Sin embargo, si las virtudes de la magnanimidad, el respeto y la justicia pueden aplicarse a la guerra, ninguna de ellas excluye el discernimiento. Nos encontramos ante una situación compleja, en la que coexisten dos elementos contradictorios: la violencia necesaria y el respeto necesario.

Nuestra época es eminentemente moral, incluso moralista. No cabe extrañarse: cuando la religión declina, es sustituida por una moral con pretensiones de omnipotencia que la imita tanto como la desnaturaliza. La pretensión de “no humillar a Putin” es típica de ese proceso. Recupera un gesto de la vieja moral cristiana sobre la guerra. Pero olvida que la virtud cristiana se oculta, que avanza sin mostrarse. Una virtud exhibida inmediatamente se echa a perder y todo alarde moral es una farsa: “que tu mano derecha ignore lo que hace tu mano izquierda”. Porque es la conciencia la que actúa aquí, en el nivel más profundo, y no la aplicación de un manual de buena conducta.

Aparte de que la exhibición de la virtud es obscena, en este caso es contraproducente, y mucho. Es fácil imaginar cómo, al escuchar este tipo de cosas, Putin debe confirmar cierta imagen que Occidente se hace de él, como una especie de bandido cuya ira asesina se teme excitar; justo la impresión que no debe trasladarse a ningún criminal con impulsos asesinos.

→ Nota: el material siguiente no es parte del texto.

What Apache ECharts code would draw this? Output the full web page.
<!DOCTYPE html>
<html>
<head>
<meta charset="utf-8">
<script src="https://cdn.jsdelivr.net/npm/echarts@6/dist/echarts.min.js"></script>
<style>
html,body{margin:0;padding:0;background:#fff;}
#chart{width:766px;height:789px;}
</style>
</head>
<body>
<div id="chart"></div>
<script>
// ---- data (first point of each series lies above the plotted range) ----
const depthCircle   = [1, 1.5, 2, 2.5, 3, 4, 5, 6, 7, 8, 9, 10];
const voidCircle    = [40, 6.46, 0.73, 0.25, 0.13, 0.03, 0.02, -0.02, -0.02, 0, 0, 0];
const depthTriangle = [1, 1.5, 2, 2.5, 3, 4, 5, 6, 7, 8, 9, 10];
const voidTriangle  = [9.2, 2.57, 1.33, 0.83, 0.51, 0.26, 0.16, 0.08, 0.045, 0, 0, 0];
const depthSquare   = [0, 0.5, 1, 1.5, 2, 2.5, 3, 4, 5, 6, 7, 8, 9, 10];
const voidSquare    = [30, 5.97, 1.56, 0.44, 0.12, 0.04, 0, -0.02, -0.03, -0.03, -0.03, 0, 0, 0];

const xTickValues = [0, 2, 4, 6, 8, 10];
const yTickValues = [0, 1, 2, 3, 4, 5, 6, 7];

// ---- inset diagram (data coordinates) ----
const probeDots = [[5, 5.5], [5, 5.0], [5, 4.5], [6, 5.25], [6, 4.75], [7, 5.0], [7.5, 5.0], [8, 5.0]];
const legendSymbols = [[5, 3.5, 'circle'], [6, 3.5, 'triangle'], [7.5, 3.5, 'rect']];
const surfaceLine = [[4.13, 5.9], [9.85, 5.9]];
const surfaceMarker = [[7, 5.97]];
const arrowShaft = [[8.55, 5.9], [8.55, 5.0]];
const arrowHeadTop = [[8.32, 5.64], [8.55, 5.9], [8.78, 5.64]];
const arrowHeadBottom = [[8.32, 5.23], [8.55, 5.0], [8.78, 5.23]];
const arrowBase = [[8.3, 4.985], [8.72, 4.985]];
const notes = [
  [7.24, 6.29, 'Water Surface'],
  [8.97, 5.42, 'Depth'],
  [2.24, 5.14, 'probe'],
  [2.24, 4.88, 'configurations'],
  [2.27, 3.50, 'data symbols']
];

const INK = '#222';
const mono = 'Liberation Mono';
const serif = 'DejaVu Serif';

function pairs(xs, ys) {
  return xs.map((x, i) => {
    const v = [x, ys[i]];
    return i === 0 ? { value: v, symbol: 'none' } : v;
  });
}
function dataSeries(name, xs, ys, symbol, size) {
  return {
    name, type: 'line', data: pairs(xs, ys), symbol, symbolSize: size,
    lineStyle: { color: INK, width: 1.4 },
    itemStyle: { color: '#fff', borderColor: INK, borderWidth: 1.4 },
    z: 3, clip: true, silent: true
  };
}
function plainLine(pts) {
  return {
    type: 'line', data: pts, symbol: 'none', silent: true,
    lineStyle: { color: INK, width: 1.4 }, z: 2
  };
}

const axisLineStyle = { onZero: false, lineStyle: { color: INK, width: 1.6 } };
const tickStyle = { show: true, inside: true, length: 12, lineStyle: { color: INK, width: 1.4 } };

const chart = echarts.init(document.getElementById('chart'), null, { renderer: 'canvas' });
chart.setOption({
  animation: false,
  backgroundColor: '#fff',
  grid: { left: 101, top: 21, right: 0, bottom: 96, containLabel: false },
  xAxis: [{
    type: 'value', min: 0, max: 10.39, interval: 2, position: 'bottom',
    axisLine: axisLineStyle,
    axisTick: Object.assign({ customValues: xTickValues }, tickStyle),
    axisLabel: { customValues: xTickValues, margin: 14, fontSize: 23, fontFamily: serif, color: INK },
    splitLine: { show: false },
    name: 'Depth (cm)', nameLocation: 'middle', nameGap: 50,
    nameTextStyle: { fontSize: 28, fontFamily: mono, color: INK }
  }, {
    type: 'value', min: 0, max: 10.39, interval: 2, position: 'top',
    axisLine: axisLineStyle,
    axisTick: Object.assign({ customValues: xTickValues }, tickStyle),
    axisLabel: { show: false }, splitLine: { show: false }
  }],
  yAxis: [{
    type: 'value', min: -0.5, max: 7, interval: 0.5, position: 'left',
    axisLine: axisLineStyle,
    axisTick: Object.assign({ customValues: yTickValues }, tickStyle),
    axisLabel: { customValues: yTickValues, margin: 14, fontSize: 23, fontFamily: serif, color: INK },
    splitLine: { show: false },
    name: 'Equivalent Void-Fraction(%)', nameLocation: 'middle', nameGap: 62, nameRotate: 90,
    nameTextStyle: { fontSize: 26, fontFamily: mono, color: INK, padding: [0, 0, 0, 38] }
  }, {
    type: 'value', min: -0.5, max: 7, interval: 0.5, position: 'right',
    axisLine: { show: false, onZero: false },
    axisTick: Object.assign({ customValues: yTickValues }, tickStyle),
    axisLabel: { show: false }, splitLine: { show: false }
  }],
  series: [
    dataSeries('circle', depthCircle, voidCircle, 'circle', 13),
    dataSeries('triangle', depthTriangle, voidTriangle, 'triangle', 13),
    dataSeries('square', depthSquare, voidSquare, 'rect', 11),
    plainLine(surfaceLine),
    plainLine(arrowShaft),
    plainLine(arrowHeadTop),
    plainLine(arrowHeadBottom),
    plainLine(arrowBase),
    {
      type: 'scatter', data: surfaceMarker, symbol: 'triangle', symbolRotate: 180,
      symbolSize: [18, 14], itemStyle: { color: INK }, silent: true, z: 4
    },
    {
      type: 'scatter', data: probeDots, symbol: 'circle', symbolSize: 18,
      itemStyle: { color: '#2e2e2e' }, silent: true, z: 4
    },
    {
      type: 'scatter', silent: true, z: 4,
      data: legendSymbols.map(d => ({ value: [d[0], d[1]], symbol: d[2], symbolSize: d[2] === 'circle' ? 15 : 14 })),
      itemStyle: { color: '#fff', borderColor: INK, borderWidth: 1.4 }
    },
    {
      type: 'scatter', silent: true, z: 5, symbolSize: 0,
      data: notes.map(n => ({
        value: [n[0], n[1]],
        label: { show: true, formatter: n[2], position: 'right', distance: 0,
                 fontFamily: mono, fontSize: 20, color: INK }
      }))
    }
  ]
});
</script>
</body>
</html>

Chesterton decía que el mundo moderno está lleno de virtudes cristianas “que se han vuelto locas”. Este es un ejemplo característico. La voluntad de no humillar al enemigo es una de esas resoluciones que un gobernante debe guardar para sí mismo o para su círculo más íntimo. De lo contrario, destruye justo lo que quería mostrar. Las virtudes cristianas aludidas por Chesterton se han desquiciado hasta ser ostentadas sin pudor en todas direcciones, en las buenas y en las malas, con efectos contraproducentes. La política de hoy tiende a ver la moral como un producto de comunicación eficaz que sirve de adorno ostensible para cualquier ambición personal; rebaja así a moralina lo que en realidad es un humilde secreto destinado a hacer del mundo un lugar mejor.